What is expected: Everything from the first line of the data below through the line that contains "const aYMinor = [-0.35, -0.25, -0.15, -0.05, 0.05, 0.15];" should be written out exactly, please, and nothing more; the pictures stay out.
== Supplied data
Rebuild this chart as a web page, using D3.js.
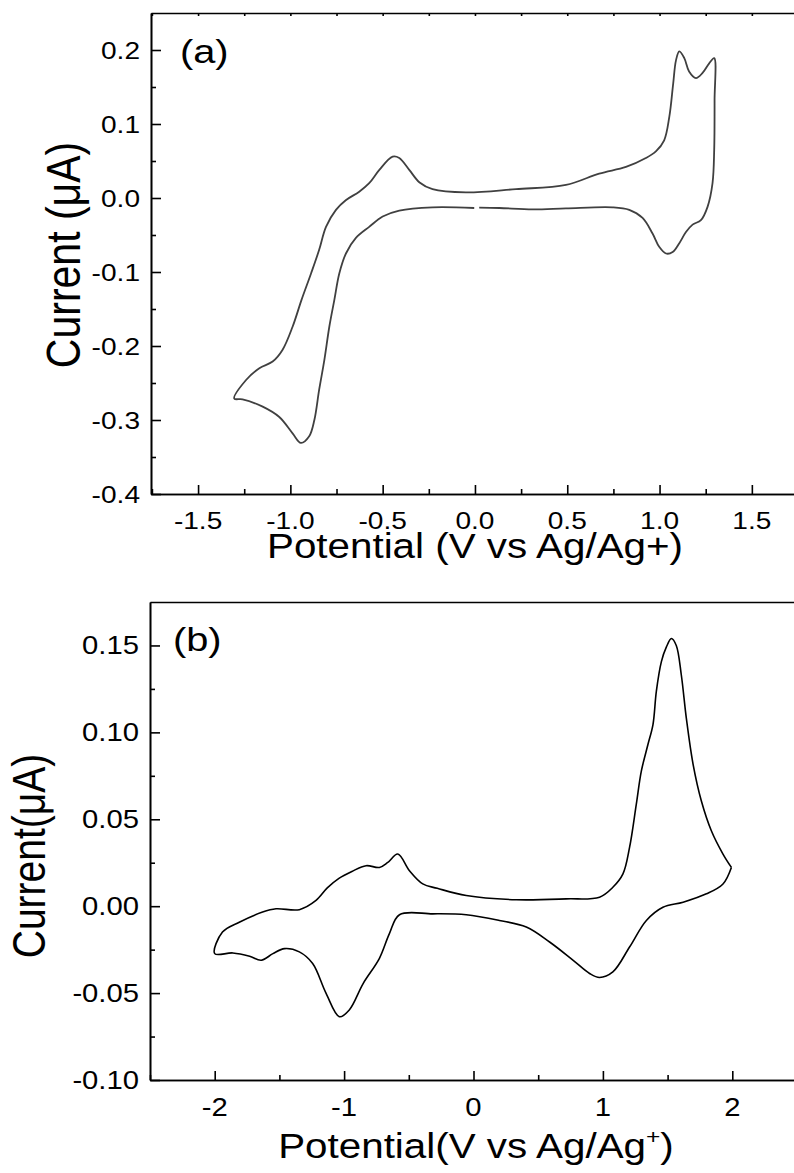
<!DOCTYPE html>
<html>
<head>
<meta charset="utf-8">
<script src="https://cdnjs.cloudflare.com/ajax/libs/d3/7.8.5/d3.min.js"></script>
<style>
body { margin: 0; background: #fff; }
text { font-family: 'Liberation Sans', Arial, sans-serif; fill: #000; }
</style>
</head>
<body>
<div id="chart"></div>
<script>
// panel (a): one closed CV loop (V, uA)
const aPotential = [-0.004, -0.23, -0.41, -0.50, -0.573, -0.645, -0.699, -0.735, -0.762, -0.789, -0.816, -0.844, -0.870, -0.898, -0.943, -0.988, -1.06, -1.15, -1.259, -1.304,
  -1.24, -1.168, -1.096, -1.042, -0.988, -0.94, -0.888, -0.844, -0.807, -0.753, -0.70, -0.627, -0.573, -0.518, -0.446, -0.41, -0.356, -0.30, -0.23, -0.049, 0.222, 0.493, 0.673, 0.818, 0.926, 0.98, 1.025, 1.053, 1.074, 1.089, 1.107, 1.134, 1.16, 1.197, 1.233, 1.269, 1.296,
  1.298, 1.296, 1.287, 1.26, 1.224, 1.179, 1.143, 1.107, 1.071, 1.035, 0.998, 0.962, 0.908, 0.836, 0.745, 0.493, 0.312, 0.132, 0.023];
const aCurrent = [-0.0135, -0.0126, -0.017, -0.025, -0.039, -0.054, -0.075, -0.102, -0.138, -0.174, -0.219, -0.259, -0.300, -0.322, -0.331, -0.318, -0.296, -0.282, -0.272, -0.271,
  -0.246, -0.230, -0.221, -0.205, -0.174, -0.138, -0.102, -0.070, -0.039, -0.016, -0.003, 0.0085, 0.020, 0.038, 0.0558, 0.054, 0.038, 0.021, 0.012, 0.0077, 0.012, 0.0176, 0.033, 0.042, 0.054, 0.063, 0.078, 0.110, 0.155, 0.186, 0.198, 0.189, 0.171, 0.162, 0.169, 0.182, 0.189,
  0.132, 0.065, 0.020, -0.012, -0.030, -0.036, -0.046, -0.061, -0.073, -0.075, -0.066, -0.048, -0.027, -0.016, -0.0126, -0.014, -0.0153, -0.0135, -0.013];
const aXTicks = [-1.5, -1.0, -0.5, 0.0, 0.5, 1.0, 1.5];
const aXLabels = ['-1.5', '-1.0', '-0.5', '0.0', '0.5', '1.0', '1.5'];
const aXMinor = [-1.75, -1.25, -0.75, -0.25, 0.25, 0.75, 1.25];
const aYTicks = [-0.4, -0.3, -0.2, -0.1, 0.0, 0.1, 0.2];
const aYLabels = ['-0.4', '-0.3', '-0.2', '-0.1', '0.0', '0.1', '0.2'];
const aYMinor = [-0.35, -0.25, -0.15, -0.05, 0.05, 0.15];

// panel (b)
const bPotential = [1.993, 1.928, 1.80, 1.62, 1.464, 1.336, 1.206, 1.077, 0.974, 0.897, 0.768, 0.588, 0.408, 0.20, -0.056, -0.315, -0.572, -0.65, -0.727, -0.853, -0.96, -1.036, -1.14, -1.243, -1.346, -1.46, -1.55, -1.64, -1.73, -1.86, -2.0,
  -1.94, -1.81, -1.63, -1.526, -1.346, -1.217, -1.13, -1.04, -0.94, -0.83, -0.727, -0.662, -0.585, -0.495, -0.392, -0.28, -0.056, 0.33, 0.717, 0.974, 1.077, 1.155, 1.206, 1.258, 1.297, 1.348, 1.387, 1.413, 1.452, 1.49, 1.529, 1.567, 1.606, 1.645, 1.697, 1.761, 1.838, 1.928, 1.993];
const bCurrent = [0.0223, 0.0128, 0.0071, 0.0023, -0.0006, -0.0082, -0.0235, -0.0378, -0.041, -0.0387, -0.031, -0.0206, -0.012, -0.0082, -0.0049, -0.0044, -0.0049, -0.0158, -0.030, -0.0445, -0.0597, -0.0636, -0.050, -0.033, -0.0263, -0.0244, -0.0273, -0.0311, -0.0288, -0.0269, -0.0273,
  -0.0149, -0.0092, -0.0034, -0.0015, -0.002, 0.0033, 0.0105, 0.0160, 0.0200, 0.0233, 0.0223, 0.0252, 0.030, 0.0204, 0.0128, 0.0103, 0.0061, 0.0037, 0.0042, 0.0052, 0.0109, 0.0186, 0.0338, 0.0586, 0.0777, 0.093, 0.1045, 0.1236, 0.1407, 0.149, 0.154, 0.150, 0.133, 0.108, 0.0816, 0.0605, 0.0434, 0.030, 0.0223];
const bXTicks = [-2, -1, 0, 1, 2];
const bXLabels = ['-2', '-1', '0', '1', '2'];
const bXMinor = [-2.5, -1.5, -0.5, 0.5, 1.5];
const bYTicks = [-0.10, -0.05, 0.00, 0.05, 0.10, 0.15];
const bYLabels = ['-0.10', '-0.05', '0.00', '0.05', '0.10', '0.15'];
const bYMinor = [-0.075, -0.025, 0.025, 0.075, 0.125];

const SX = 1.17; // the picture is stretched sideways

const svg = d3.select('#chart').append('svg').attr('width', 794).attr('height', 1173);

function panel(p) {
  const x = d3.scaleLinear().domain(p.xDomain).range([p.left, p.right]);
  const y = d3.scaleLinear().domain(p.yDomain).range([p.bottom, p.top]);
  const g = svg.append('g');

  // frame + ticks
  g.append('g').attr('transform', `translate(0,${p.bottom})`)
    .call(d3.axisBottom(x).tickValues(p.xTicks).tickSizeInner(-9).tickSizeOuter(0).tickFormat(''));
  g.append('g').attr('transform', `translate(0,${p.bottom})`)
    .call(d3.axisBottom(x).tickValues(p.xMinor).tickSizeInner(-5).tickSizeOuter(0).tickFormat(''));
  g.append('g').attr('transform', `translate(${p.left},0)`)
    .call(d3.axisLeft(y).tickValues(p.yTicks).tickSizeInner(-10).tickSizeOuter(0).tickFormat(''));
  g.append('g').attr('transform', `translate(${p.left},0)`)
    .call(d3.axisLeft(y).tickValues(p.yMinor).tickSizeInner(-5).tickSizeOuter(0).tickFormat(''));
  g.append('g').attr('transform', `translate(0,${p.top})`)
    .call(d3.axisTop(x).tickValues(p.topTicks).tickSizeInner(-3).tickSizeOuter(0).tickFormat(''));
  g.append('line').attr('x1', p.right).attr('x2', p.right).attr('y1', p.top).attr('y2', p.bottom);
  g.selectAll('.domain, .tick line, line').attr('stroke', '#000').attr('stroke-width', 1.6);

  // tick labels
  g.selectAll('.xl').data(p.xTicks).enter().append('text')
    .attr('transform', d => `translate(${x(d)},${p.bottom + p.xLabelDy}) scale(${SX},1)`)
    .attr('text-anchor', 'middle').style('font-size', p.tickFont + 'px')
    .text((d, i) => p.xLabels[i]);
  g.selectAll('.yl').data(p.yTicks).enter().append('text')
    .attr('transform', d => `translate(${p.left - 11},${y(d) + p.tickFont * 0.36}) scale(${SX},1)`)
    .attr('text-anchor', 'end').style('font-size', p.tickFont + 'px')
    .text((d, i) => p.yLabels[i]);

  // titles
  const xt = g.append('text')
    .attr('transform', `translate(${p.xTitleX},${p.xTitleY}) scale(${SX},1)`)
    .attr('text-anchor', 'middle').style('font-size', p.xTitleFont + 'px');
  p.xTitle(xt);
  g.append('text')
    .attr('transform', `translate(${p.yTitleX},${p.yTitleY}) scale(${SX},1) rotate(-90)`)
    .attr('text-anchor', 'middle').style('font-size', p.yTitleFont + 'px')
    .text(p.yTitle);
  g.append('text')
    .attr('transform', `translate(${p.tagX},${p.tagY}) scale(${SX},1)`)
    .style('font-size', '34px').text(p.tag);

  // curve
  const pts = p.xs.map((v, i) => [v, p.ys[i]]);
  g.append('path').datum(pts)
    .attr('fill', 'none').attr('stroke', p.color).attr('stroke-width', p.width)
    .attr('stroke-linejoin', 'round')
    .attr('d', d3.line().x(d => x(d[0])).y(d => y(d[1])).curve(d3.curveCatmullRom.alpha(0.5)));
}

panel({
  xDomain: [-1.755, 1.75], yDomain: [-0.4, 0.25],
  left: 151, right: 798, top: 13, bottom: 494,
  xTicks: aXTicks, xLabels: aXLabels, xMinor: aXMinor,
  yTicks: aYTicks, yLabels: aYLabels, yMinor: aYMinor,
  topTicks: aXTicks.concat(aXMinor),
  tickFont: 24, xLabelDy: 35,
  xTitleFont: 34.5, xTitleX: 475, xTitleY: 558,
  xTitle: t => t.text('Potential (V vs Ag/Ag+)'),
  yTitle: 'Current (\u03bcA)', yTitleFont: 41, yTitleX: 80, yTitleY: 255,
  tag: '(a)', tagX: 180, tagY: 63,
  xs: aPotential, ys: aCurrent, color: '#404040', width: 1.8
});

panel({
  xDomain: [-2.5, 2.5], yDomain: [-0.10, 0.175],
  left: 150, right: 797, top: 602, bottom: 1080,
  xTicks: bXTicks, xLabels: bXLabels, xMinor: bXMinor,
  yTicks: bYTicks, yLabels: bYLabels, yMinor: bYMinor,
  topTicks: [],
  tickFont: 25, xLabelDy: 36,
  xTitleFont: 34.5, xTitleX: 476, xTitleY: 1158,
  xTitle: t => {
    t.append('tspan').text('Potential(V vs Ag/Ag');
    t.append('tspan').attr('dy', -14).style('font-size', '21px').text('+');
    t.append('tspan').attr('dy', 14).text(')');
  },
  yTitle: 'Current(\u03bcA)', yTitleFont: 39, yTitleX: 45, yTitleY: 856,
  tag: '(b)', tagX: 173, tagY: 651,
  xs: bPotential, ys: bCurrent, color: '#000', width: 1.6
});
</script>
</body>
</html>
====
Output of the exercise:
Rebuild this chart as a web page, using D3.js.
<!DOCTYPE html>
<html>
<head>
<meta charset="utf-8">
<script src="https://cdnjs.cloudflare.com/ajax/libs/d3/7.8.5/d3.min.js"></script>
<style>
body { margin: 0; background: #fff; }
text { font-family: 'Liberation Sans', Arial, sans-serif; fill: #000; }
</style>
</head>
<body>
<div id="chart"></div>
<script>
// panel (a): one closed CV loop (V, uA)
const aPotential = [-0.004, -0.23, -0.41, -0.50, -0.573, -0.645, -0.699, -0.735, -0.762, -0.789, -0.816, -0.844, -0.870, -0.898, -0.943, -0.988, -1.06, -1.15, -1.259, -1.304,
  -1.24, -1.168, -1.096, -1.042, -0.988, -0.94, -0.888, -0.844, -0.807, -0.753, -0.70, -0.627, -0.573, -0.518, -0.446, -0.41, -0.356, -0.30, -0.23, -0.049, 0.222, 0.493, 0.673, 0.818, 0.926, 0.98, 1.025, 1.053, 1.074, 1.089, 1.107, 1.134, 1.16, 1.197, 1.233, 1.269, 1.296,
  1.298, 1.296, 1.287, 1.26, 1.224, 1.179, 1.143, 1.107, 1.071, 1.035, 0.998, 0.962, 0.908, 0.836, 0.745, 0.493, 0.312, 0.132, 0.023];
const aCurrent = [-0.0135, -0.0126, -0.017, -0.025, -0.039, -0.054, -0.075, -0.102, -0.138, -0.174, -0.219, -0.259, -0.300, -0.322, -0.331, -0.318, -0.296, -0.282, -0.272, -0.271,
  -0.246, -0.230, -0.221, -0.205, -0.174, -0.138, -0.102, -0.070, -0.039, -0.016, -0.003, 0.0085, 0.020, 0.038, 0.0558, 0.054, 0.038, 0.021, 0.012, 0.0077, 0.012, 0.0176, 0.033, 0.042, 0.054, 0.063, 0.078, 0.110, 0.155, 0.186, 0.198, 0.189, 0.171, 0.162, 0.169, 0.182, 0.189,
  0.132, 0.065, 0.020, -0.012, -0.030, -0.036, -0.046, -0.061, -0.073, -0.075, -0.066, -0.048, -0.027, -0.016, -0.0126, -0.014, -0.0153, -0.0135, -0.013];
const aXTicks = [-1.5, -1.0, -0.5, 0.0, 0.5, 1.0, 1.5];
const aXLabels = ['-1.5', '-1.0', '-0.5', '0.0', '0.5', '1.0', '1.5'];
const aXMinor = [-1.75, -1.25, -0.75, -0.25, 0.25, 0.75, 1.25];
const aYTicks = [-0.4, -0.3, -0.2, -0.1, 0.0, 0.1, 0.2];
const aYLabels = ['-0.4', '-0.3', '-0.2', '-0.1', '0.0', '0.1', '0.2'];
const aYMinor = [-0.35, -0.25, -0.15, -0.05, 0.05, 0.15];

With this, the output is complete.